--- BEGIN ---

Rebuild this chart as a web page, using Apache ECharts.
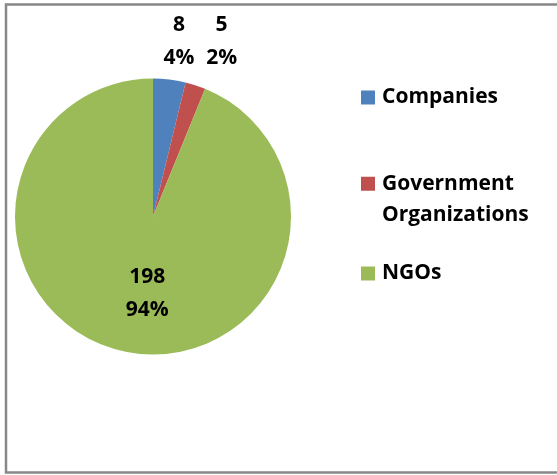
<!DOCTYPE html>
<html>
<head>
<meta charset="utf-8">
<script src="https://cdn.jsdelivr.net/npm/echarts@6/dist/echarts.min.js"></script>
<style>
  html, body { margin: 0; padding: 0; background: #fff; }
  #chart { width: 557px; height: 475px; }
</style>
</head>
<body>
<div id="chart"></div>
<script>
var categories = ['Companies', 'Government\nOrganizations', 'NGOs']
var counts = [8, 5, 198]
var colors = ['#4F81BD', '#C0504D', '#9BBB59']

var fontFamily = '"Open Sans", Lato, sans-serif'

var chart = echarts.init(document.getElementById('chart'))

// one legend per entry so the two-line entry keeps its square on the first line
function legendFor(i, top) {
  return {
    data: [categories[i]],
    left: 361,
    top: top,
    padding: 0,
    orient: 'vertical',
    itemWidth: 14,
    itemHeight: 14,
    icon: 'rect',
    selectedMode: false,
    // blank first line so the square sits level with "Government"
    formatter: function(name) {
      return i === 1 ? '\n' + name : name
    },
    textStyle: {
      fontFamily: fontFamily,
      fontWeight: 'bold',
      fontSize: 21,
      color: '#000',
      lineHeight: i === 1 ? 31.5 : 20,
      padding: [0, 0, 0, 2]
    }
  }
}

var pieData = categories.map(function(name, i) {
  var item = { name: name, value: counts[i], itemStyle: { color: colors[i] } }
  if (i === 0) item.labelLine = { length: 38, length2: 5 }
  if (i === 1) item.labelLine = { length: 46, length2: 12 }
  if (i === 2) item.label = { position: 'inside' }
  return item
})

chart.setOption({
  animation: false,
  backgroundColor: '#fff',
  graphic: [{
    type: 'rect',
    shape: { x: 6, y: 4.5, width: 600, height: 468 },
    style: { fill: 'none', stroke: '#888', lineWidth: 2.5 },
    silent: true
  }],
  legend: [
    legendFor(0, 87),
    legendFor(1, 136.5),
    legendFor(2, 263)
  ],
  series: [{
    type: 'pie',
    center: [153, 216.5],
    radius: 138,
    startAngle: 90,
    clockwise: true,
    percentPrecision: 0,
    avoidLabelOverlap: false,
    label: {
      show: true,
      position: 'outside',
      formatter: '{c}\n{d}%',
      fontFamily: fontFamily,
      fontWeight: 'bold',
      fontSize: 21,
      lineHeight: 33,
      color: '#000',
      distanceToLabelLine: 0
    },
    labelLine: { show: false },
    labelLayout: function(params) {
      if (params.dataIndex === 2) return { dx: 8, dy: 6 }
      return { align: 'center' }
    },
    emphasis: { disabled: true },
    data: pieData
  }]
})
</script>
</body>
</html>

--- END ---

Problem requirements — Set down again, exactly, the lines of the material above from its first line to the one with "var chart = echarts.init(document.getElementById('chart'))", inclusive. Leave the pictures out.

Solved exercise —
Rebuild this chart as a web page, using Apache ECharts.
<!DOCTYPE html>
<html>
<head>
<meta charset="utf-8">
<script src="https://cdn.jsdelivr.net/npm/echarts@6/dist/echarts.min.js"></script>
<style>
  html, body { margin: 0; padding: 0; background: #fff; }
  #chart { width: 557px; height: 475px; }
</style>
</head>
<body>
<div id="chart"></div>
<script>
var categories = ['Companies', 'Government\nOrganizations', 'NGOs']
var counts = [8, 5, 198]
var colors = ['#4F81BD', '#C0504D', '#9BBB59']

var fontFamily = '"Open Sans", Lato, sans-serif'

var chart = echarts.init(document.getElementById('chart'))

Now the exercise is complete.